### Prompt
Scan the material and copy every line in which "this" appears.

### Records supplied
________________________________________
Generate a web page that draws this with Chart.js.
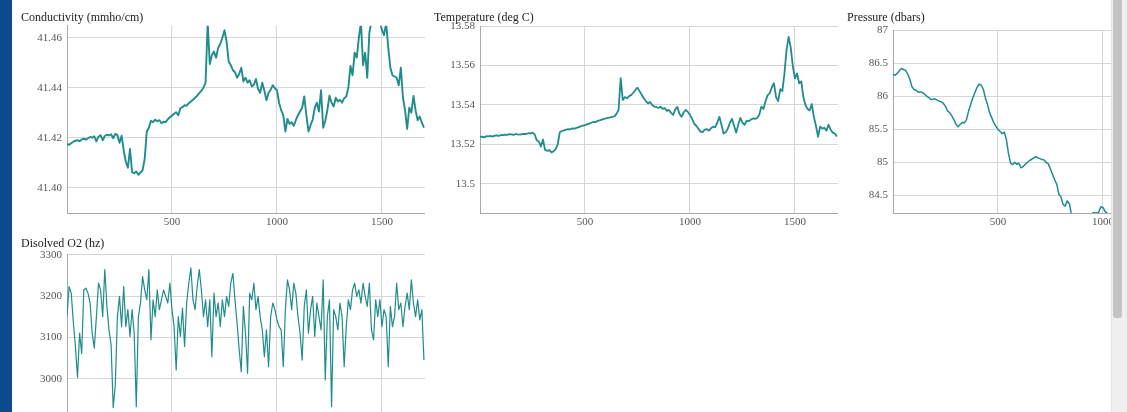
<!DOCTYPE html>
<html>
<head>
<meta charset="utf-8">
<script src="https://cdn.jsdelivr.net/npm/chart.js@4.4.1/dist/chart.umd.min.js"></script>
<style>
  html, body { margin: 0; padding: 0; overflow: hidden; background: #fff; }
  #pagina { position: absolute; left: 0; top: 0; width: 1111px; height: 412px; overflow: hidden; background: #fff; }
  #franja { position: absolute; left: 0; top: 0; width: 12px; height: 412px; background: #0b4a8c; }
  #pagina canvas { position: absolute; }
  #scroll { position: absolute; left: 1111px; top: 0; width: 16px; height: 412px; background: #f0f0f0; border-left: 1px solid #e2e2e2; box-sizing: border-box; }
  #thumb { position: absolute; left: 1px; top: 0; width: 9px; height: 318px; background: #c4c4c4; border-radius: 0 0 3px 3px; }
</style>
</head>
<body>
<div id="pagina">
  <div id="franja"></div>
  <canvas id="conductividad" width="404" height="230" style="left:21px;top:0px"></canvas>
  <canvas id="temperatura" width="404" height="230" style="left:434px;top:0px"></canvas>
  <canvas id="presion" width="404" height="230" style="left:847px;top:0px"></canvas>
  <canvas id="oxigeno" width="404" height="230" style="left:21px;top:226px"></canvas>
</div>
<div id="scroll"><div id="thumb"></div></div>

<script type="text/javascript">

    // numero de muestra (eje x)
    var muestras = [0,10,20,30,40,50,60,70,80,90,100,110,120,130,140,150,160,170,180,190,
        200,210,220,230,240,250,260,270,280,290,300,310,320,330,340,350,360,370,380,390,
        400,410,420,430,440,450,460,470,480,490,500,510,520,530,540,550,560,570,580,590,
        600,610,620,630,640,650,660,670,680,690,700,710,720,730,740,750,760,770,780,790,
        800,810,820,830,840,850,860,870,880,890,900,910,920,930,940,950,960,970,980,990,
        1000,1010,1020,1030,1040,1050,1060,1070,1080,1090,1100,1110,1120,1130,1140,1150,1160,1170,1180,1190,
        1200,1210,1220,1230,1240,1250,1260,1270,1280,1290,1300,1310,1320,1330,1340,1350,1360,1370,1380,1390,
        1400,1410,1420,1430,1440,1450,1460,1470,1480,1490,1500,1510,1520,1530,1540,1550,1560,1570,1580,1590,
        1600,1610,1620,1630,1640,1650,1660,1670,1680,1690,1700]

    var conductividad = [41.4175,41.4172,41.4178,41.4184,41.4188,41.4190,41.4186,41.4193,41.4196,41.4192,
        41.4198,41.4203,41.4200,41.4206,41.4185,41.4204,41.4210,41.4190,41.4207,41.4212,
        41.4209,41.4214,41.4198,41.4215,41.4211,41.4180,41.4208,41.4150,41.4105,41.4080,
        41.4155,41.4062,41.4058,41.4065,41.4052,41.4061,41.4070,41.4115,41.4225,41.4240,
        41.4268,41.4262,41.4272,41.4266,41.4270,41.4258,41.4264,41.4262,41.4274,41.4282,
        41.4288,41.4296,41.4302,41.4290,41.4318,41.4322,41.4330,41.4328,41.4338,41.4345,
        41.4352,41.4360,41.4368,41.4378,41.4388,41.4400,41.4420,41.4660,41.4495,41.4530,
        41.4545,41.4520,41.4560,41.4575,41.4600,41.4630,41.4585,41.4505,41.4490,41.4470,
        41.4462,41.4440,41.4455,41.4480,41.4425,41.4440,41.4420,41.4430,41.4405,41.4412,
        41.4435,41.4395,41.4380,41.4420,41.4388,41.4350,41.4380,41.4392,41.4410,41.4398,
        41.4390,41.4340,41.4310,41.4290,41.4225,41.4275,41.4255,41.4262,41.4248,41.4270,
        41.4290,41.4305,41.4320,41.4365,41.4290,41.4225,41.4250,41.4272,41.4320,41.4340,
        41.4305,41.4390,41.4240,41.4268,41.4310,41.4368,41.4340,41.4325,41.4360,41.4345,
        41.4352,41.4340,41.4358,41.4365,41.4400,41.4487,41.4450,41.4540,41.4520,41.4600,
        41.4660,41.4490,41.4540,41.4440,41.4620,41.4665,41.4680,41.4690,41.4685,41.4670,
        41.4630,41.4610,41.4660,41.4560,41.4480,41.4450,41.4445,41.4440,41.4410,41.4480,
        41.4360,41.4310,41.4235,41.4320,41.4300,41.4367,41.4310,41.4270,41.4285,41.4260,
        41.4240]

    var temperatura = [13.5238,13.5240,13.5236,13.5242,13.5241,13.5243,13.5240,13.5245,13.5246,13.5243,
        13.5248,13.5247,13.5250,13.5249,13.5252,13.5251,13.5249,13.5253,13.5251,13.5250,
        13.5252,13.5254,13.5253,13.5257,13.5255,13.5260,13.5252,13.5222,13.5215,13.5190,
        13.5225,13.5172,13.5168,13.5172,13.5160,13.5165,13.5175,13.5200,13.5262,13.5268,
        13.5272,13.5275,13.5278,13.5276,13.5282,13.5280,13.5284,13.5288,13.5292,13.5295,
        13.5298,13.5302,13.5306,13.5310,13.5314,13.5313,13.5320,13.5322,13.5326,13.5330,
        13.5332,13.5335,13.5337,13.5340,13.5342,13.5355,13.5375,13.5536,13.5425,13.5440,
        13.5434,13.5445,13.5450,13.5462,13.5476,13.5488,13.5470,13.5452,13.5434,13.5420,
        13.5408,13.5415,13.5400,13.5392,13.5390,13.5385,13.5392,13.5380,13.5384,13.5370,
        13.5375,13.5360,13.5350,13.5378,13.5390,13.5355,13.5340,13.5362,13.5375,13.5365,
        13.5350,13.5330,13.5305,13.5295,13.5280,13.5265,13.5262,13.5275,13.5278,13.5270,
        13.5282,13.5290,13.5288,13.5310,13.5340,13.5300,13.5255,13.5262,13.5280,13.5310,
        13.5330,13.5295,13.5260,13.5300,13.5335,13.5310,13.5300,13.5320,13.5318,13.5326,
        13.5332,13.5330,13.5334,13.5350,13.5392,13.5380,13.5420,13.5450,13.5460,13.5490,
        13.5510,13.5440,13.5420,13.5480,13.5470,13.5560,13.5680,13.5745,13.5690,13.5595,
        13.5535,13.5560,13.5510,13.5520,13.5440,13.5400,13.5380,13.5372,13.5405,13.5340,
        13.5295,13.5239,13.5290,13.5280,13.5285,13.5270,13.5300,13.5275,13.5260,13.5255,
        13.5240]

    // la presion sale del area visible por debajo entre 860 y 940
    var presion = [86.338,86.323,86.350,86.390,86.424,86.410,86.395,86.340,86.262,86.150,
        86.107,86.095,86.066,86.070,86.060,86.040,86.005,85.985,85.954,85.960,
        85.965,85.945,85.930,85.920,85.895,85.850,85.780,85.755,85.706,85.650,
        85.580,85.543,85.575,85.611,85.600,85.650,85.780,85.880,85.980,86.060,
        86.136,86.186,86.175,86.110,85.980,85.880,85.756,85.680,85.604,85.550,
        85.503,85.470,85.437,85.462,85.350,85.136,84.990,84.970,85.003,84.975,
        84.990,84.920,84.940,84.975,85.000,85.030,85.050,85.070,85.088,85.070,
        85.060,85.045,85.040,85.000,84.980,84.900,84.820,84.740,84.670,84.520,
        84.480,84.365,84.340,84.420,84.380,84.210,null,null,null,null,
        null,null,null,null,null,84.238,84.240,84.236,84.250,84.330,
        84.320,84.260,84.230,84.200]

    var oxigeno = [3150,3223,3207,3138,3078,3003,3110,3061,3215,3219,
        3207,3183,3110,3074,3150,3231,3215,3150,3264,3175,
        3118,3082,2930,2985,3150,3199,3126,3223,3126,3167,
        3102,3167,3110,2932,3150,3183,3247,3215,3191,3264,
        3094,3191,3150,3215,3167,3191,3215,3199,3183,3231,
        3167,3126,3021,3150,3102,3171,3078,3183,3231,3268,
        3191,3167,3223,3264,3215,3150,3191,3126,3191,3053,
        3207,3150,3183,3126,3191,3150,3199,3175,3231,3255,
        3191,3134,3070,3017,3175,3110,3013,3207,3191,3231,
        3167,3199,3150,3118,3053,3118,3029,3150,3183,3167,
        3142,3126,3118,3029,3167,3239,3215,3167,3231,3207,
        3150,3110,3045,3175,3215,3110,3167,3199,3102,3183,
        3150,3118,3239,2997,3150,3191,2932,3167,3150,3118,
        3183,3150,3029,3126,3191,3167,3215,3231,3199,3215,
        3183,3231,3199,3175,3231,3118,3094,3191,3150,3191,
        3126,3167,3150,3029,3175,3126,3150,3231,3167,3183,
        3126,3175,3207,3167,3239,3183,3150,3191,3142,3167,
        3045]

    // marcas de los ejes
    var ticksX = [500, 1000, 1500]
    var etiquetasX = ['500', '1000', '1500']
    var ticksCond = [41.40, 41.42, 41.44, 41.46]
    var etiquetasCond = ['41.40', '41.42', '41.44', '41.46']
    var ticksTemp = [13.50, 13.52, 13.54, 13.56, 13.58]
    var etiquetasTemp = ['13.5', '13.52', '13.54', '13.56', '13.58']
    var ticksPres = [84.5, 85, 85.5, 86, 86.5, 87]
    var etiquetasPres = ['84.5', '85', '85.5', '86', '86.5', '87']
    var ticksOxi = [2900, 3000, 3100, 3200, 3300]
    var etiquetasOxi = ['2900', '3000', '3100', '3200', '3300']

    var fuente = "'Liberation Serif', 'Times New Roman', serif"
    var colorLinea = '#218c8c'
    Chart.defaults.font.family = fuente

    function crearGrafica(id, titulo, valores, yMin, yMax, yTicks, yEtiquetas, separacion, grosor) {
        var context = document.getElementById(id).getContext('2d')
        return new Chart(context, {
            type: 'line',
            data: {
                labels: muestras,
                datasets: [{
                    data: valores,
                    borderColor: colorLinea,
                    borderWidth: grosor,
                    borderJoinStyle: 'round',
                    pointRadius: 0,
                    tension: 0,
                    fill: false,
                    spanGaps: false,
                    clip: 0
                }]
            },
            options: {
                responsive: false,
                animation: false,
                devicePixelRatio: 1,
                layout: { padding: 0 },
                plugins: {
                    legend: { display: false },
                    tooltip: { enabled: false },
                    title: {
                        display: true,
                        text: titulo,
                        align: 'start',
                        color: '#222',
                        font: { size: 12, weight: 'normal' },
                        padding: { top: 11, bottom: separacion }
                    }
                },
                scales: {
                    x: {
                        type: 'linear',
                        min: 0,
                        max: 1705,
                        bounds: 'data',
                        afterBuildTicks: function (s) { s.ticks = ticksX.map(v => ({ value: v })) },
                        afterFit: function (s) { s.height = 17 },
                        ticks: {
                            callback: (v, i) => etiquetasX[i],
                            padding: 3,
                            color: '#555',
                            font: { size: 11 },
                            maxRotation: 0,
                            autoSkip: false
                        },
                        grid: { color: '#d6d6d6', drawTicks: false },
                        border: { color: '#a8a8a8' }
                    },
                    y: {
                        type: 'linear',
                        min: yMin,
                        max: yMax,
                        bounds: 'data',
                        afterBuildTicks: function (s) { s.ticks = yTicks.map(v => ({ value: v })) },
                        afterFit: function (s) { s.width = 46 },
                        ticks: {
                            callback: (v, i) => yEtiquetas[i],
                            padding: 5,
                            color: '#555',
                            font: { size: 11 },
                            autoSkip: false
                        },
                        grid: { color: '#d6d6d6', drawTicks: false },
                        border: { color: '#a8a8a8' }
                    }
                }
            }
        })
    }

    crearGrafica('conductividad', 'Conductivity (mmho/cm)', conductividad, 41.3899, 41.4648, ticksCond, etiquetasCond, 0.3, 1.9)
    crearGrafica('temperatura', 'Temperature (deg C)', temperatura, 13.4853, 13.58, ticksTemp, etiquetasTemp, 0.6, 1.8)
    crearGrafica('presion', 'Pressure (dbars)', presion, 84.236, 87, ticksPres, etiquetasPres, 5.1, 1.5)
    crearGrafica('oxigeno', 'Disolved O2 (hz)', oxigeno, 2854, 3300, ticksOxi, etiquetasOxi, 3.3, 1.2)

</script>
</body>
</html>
________________________________________
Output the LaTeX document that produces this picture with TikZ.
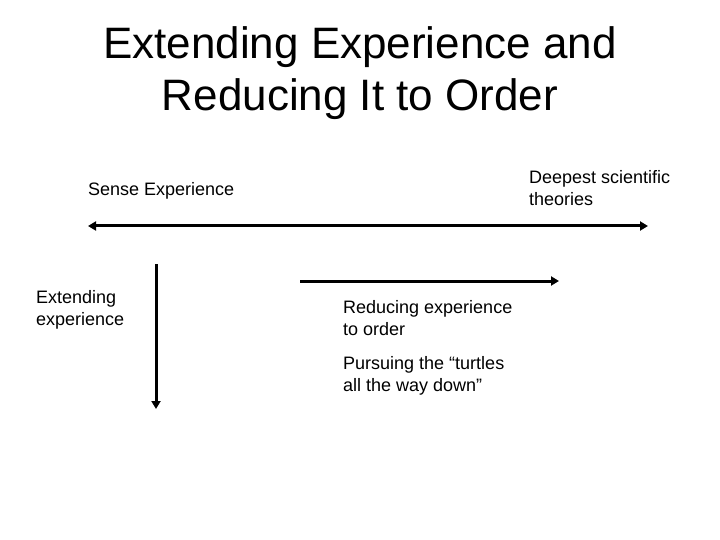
________________________________________
### Final answer
Generate a web page that draws this with Chart.js.
Output the LaTeX document that produces this picture with TikZ.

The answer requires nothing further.